======== Provided data
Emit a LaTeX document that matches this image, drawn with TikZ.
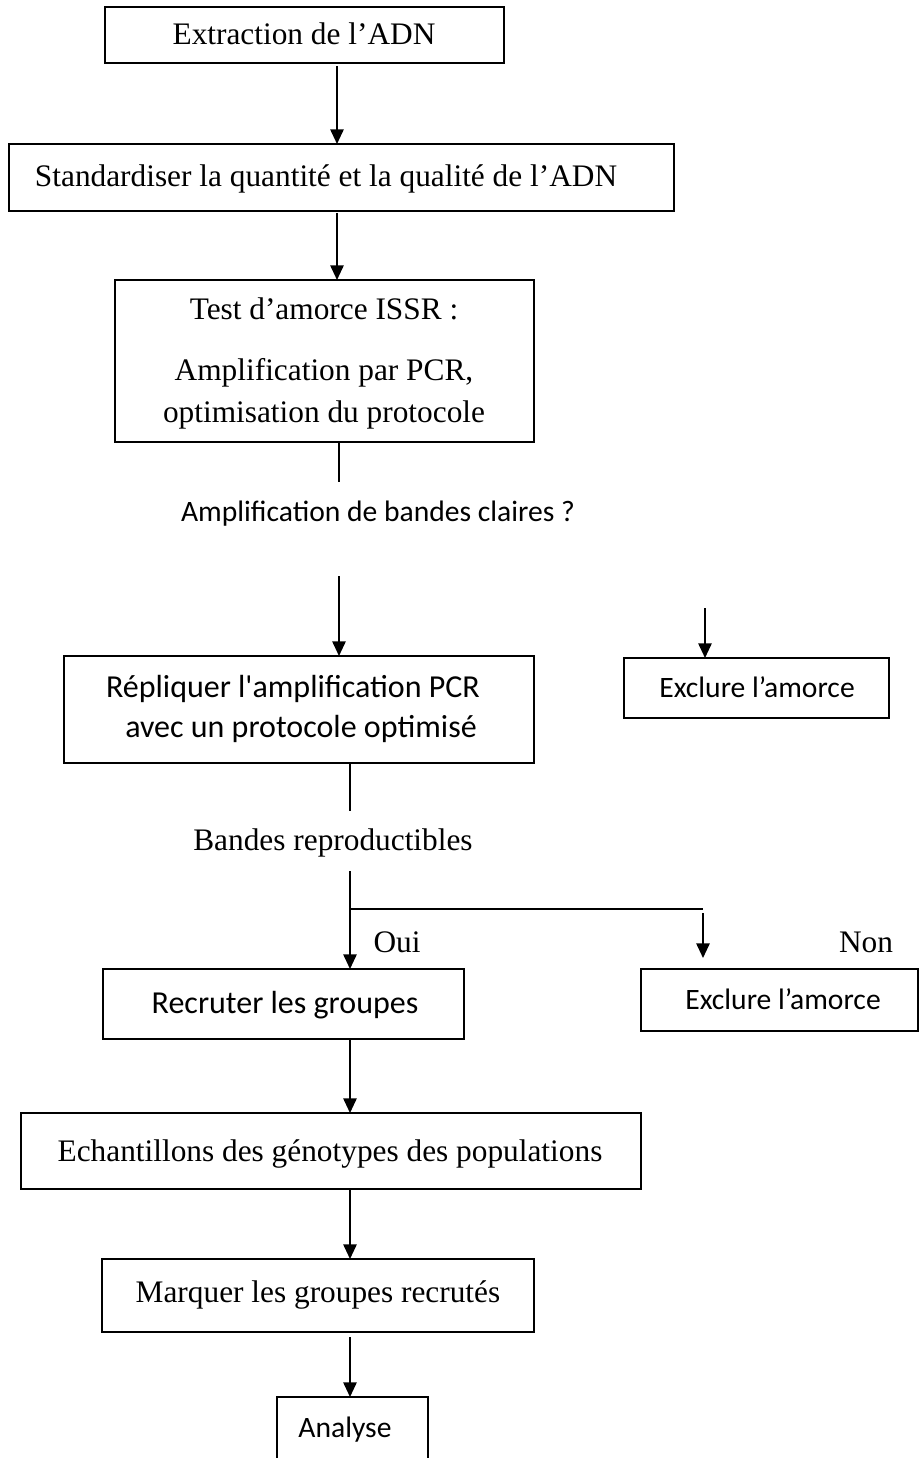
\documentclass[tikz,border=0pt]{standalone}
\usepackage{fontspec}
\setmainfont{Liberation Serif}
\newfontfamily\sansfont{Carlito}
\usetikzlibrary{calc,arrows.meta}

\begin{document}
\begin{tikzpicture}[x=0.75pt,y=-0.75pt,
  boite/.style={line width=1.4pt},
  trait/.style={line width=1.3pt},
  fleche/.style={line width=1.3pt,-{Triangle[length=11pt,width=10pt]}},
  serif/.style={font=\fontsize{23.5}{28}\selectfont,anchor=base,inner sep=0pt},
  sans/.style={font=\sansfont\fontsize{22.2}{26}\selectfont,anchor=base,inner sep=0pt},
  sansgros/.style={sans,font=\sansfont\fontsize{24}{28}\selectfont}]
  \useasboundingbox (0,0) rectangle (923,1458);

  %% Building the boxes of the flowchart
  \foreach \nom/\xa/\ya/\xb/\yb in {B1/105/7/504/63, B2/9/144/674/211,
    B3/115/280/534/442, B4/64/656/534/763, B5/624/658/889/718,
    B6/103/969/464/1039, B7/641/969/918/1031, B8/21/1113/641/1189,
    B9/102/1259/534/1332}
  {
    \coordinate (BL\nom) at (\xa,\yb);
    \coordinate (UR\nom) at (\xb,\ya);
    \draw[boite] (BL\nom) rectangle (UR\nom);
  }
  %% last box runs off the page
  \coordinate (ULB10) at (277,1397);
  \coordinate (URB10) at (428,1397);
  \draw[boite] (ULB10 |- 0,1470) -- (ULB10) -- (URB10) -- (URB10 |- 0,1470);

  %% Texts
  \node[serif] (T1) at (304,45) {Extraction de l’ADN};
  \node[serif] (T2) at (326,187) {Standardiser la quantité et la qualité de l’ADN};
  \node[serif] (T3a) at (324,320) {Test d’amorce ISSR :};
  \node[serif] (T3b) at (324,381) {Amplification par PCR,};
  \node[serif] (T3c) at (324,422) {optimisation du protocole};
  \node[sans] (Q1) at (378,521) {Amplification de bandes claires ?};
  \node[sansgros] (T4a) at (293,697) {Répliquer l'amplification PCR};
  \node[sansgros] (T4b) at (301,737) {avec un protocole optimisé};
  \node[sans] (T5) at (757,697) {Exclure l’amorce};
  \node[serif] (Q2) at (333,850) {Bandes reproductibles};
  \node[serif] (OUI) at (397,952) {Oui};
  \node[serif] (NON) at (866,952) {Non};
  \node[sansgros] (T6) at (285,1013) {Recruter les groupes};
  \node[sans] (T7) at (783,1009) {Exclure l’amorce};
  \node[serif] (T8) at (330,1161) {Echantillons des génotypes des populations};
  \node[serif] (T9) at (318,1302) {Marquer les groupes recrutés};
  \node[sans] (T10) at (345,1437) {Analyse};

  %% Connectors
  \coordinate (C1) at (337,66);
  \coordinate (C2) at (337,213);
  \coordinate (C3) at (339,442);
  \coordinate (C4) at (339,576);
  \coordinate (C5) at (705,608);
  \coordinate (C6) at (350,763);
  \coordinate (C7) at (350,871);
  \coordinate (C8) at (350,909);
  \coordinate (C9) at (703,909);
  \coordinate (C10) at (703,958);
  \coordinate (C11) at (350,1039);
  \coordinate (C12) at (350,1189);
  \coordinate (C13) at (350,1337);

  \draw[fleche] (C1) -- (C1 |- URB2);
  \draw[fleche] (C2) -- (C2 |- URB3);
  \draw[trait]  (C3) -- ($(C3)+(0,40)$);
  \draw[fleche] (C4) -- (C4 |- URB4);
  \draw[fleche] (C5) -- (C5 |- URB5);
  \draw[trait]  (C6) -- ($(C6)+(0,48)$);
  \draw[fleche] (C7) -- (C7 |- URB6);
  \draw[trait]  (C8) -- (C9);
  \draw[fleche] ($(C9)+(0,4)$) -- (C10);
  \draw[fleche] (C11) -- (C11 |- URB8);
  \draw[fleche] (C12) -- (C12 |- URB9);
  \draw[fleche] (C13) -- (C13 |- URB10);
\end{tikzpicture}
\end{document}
================
> **What is being asked**:
Restate the material word for word from its first line through the line containing "(T10) at (345,1437)", both included; the pictures do not belong in it.

> **Solution for this task**:
Emit a LaTeX document that matches this image, drawn with TikZ.
\documentclass[tikz,border=0pt]{standalone}
\usepackage{fontspec}
\setmainfont{Liberation Serif}
\newfontfamily\sansfont{Carlito}
\usetikzlibrary{calc,arrows.meta}

\begin{document}
\begin{tikzpicture}[x=0.75pt,y=-0.75pt,
  boite/.style={line width=1.4pt},
  trait/.style={line width=1.3pt},
  fleche/.style={line width=1.3pt,-{Triangle[length=11pt,width=10pt]}},
  serif/.style={font=\fontsize{23.5}{28}\selectfont,anchor=base,inner sep=0pt},
  sans/.style={font=\sansfont\fontsize{22.2}{26}\selectfont,anchor=base,inner sep=0pt},
  sansgros/.style={sans,font=\sansfont\fontsize{24}{28}\selectfont}]
  \useasboundingbox (0,0) rectangle (923,1458);

  %% Building the boxes of the flowchart
  \foreach \nom/\xa/\ya/\xb/\yb in {B1/105/7/504/63, B2/9/144/674/211,
    B3/115/280/534/442, B4/64/656/534/763, B5/624/658/889/718,
    B6/103/969/464/1039, B7/641/969/918/1031, B8/21/1113/641/1189,
    B9/102/1259/534/1332}
  {
    \coordinate (BL\nom) at (\xa,\yb);
    \coordinate (UR\nom) at (\xb,\ya);
    \draw[boite] (BL\nom) rectangle (UR\nom);
  }
  %% last box runs off the page
  \coordinate (ULB10) at (277,1397);
  \coordinate (URB10) at (428,1397);
  \draw[boite] (ULB10 |- 0,1470) -- (ULB10) -- (URB10) -- (URB10 |- 0,1470);

  %% Texts
  \node[serif] (T1) at (304,45) {Extraction de l’ADN};
  \node[serif] (T2) at (326,187) {Standardiser la quantité et la qualité de l’ADN};
  \node[serif] (T3a) at (324,320) {Test d’amorce ISSR :};
  \node[serif] (T3b) at (324,381) {Amplification par PCR,};
  \node[serif] (T3c) at (324,422) {optimisation du protocole};
  \node[sans] (Q1) at (378,521) {Amplification de bandes claires ?};
  \node[sansgros] (T4a) at (293,697) {Répliquer l'amplification PCR};
  \node[sansgros] (T4b) at (301,737) {avec un protocole optimisé};
  \node[sans] (T5) at (757,697) {Exclure l’amorce};
  \node[serif] (Q2) at (333,850) {Bandes reproductibles};
  \node[serif] (OUI) at (397,952) {Oui};
  \node[serif] (NON) at (866,952) {Non};
  \node[sansgros] (T6) at (285,1013) {Recruter les groupes};
  \node[sans] (T7) at (783,1009) {Exclure l’amorce};
  \node[serif] (T8) at (330,1161) {Echantillons des génotypes des populations};
  \node[serif] (T9) at (318,1302) {Marquer les groupes recrutés};
  \node[sans] (T10) at (345,1437) {Analyse};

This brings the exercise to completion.